IN the Xerces Society’s wonderfully helpful guide Gardening for Butterflies, co-authored by Scott Hoffman-Black, Brianna Borders, Candace Fallon, Eric Lee-Mader, and Matthew Shepherd they summarize some good preliminary considerations: “To attract a variety of butterflies and provide the habitats they need to complete their life cycle, an optimal garden design includes regionally appropriate larval host plants, multiple nectar plant species, and sheltered sites that provide safe places to pupate and overwinter. Additionally, good butterfly habitat tends to consist of open, sunny landscapes protected from strong winds. And of course, to sustain both butterflies and other wildlife, these habitats must be free of pesticides. The life cycles of butterflies and moths are intimately connected to the plants that share their home ranges, especially the native plants with which they have coevolved over thousands of years.
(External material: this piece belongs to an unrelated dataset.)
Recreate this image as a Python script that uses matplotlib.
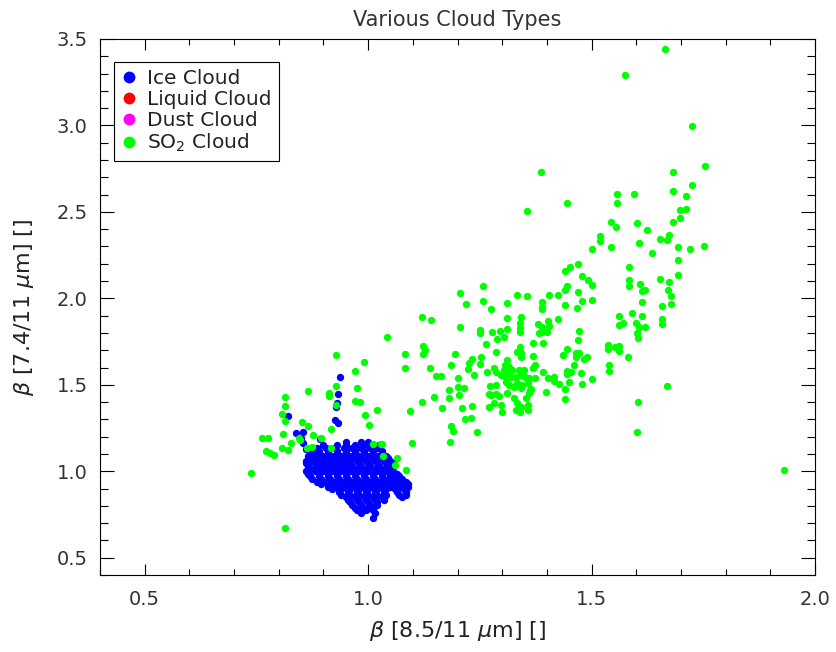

For a diversity of butterflies, a diversity of plants and flowers is key - from seasonal native wildflowers – trying to include flower choices for spring, for summer, and for fall; grasses, which are fabulous shelter and larval food for many moth and butterfly species; vines, especially native ones including native clematis, native lonicera – or honeysuckle, and aristolochia - or pipevines, are renowned larval and nectar sources, to of course flowering woody shrubs, and trees provide a wealth of essential resources. They go on to stress that: “The native wildflowers of your region (often called forbs by ecologists) are the foundation of every butterfly garden. They can potentially serve as larval hosts, nectar sources, or both.” The authors elaborate on several plant types to keep in mind for full butterfly support and remember that while you might not have every one of these in your small urban or suburban garden, look around at your neighbors and community to see if those spaces might provide what you can’t – like the largest of the trees – oaks and willows among them.

 

In your sunniest spots – think flowers, flowers, flowers throughout the season – and not one or two, but 3 or 5 or 9 of a kind of flower whose masses become, as Benjamin notes – beacons to migrating butterflies. As Butterfly expert Robert Michael Pyle writes in the foreword to Gardening For Butterflies, “Perhaps you’re beginning with a cottage garden stocked with traditional ornamentals. You’d like to keep your zinnias (great for painted ladies!) but augment them with native plants coevolved with local insects. Or let’s say you have a vegetable plot free of weeds and pests but equally innocent of butterflies, which you miss. Or maybe you share your yard with bluegrass turf and know you could do better. No matter your starting point,” just go ahead and start – I am looking at some new native species of asters rudbeckias, echinaceas, penstemons, mondardellas, alliums, liatris, and thistles – yes thistles! Birds and Butterflies love them – but more on that in another speaking of plants!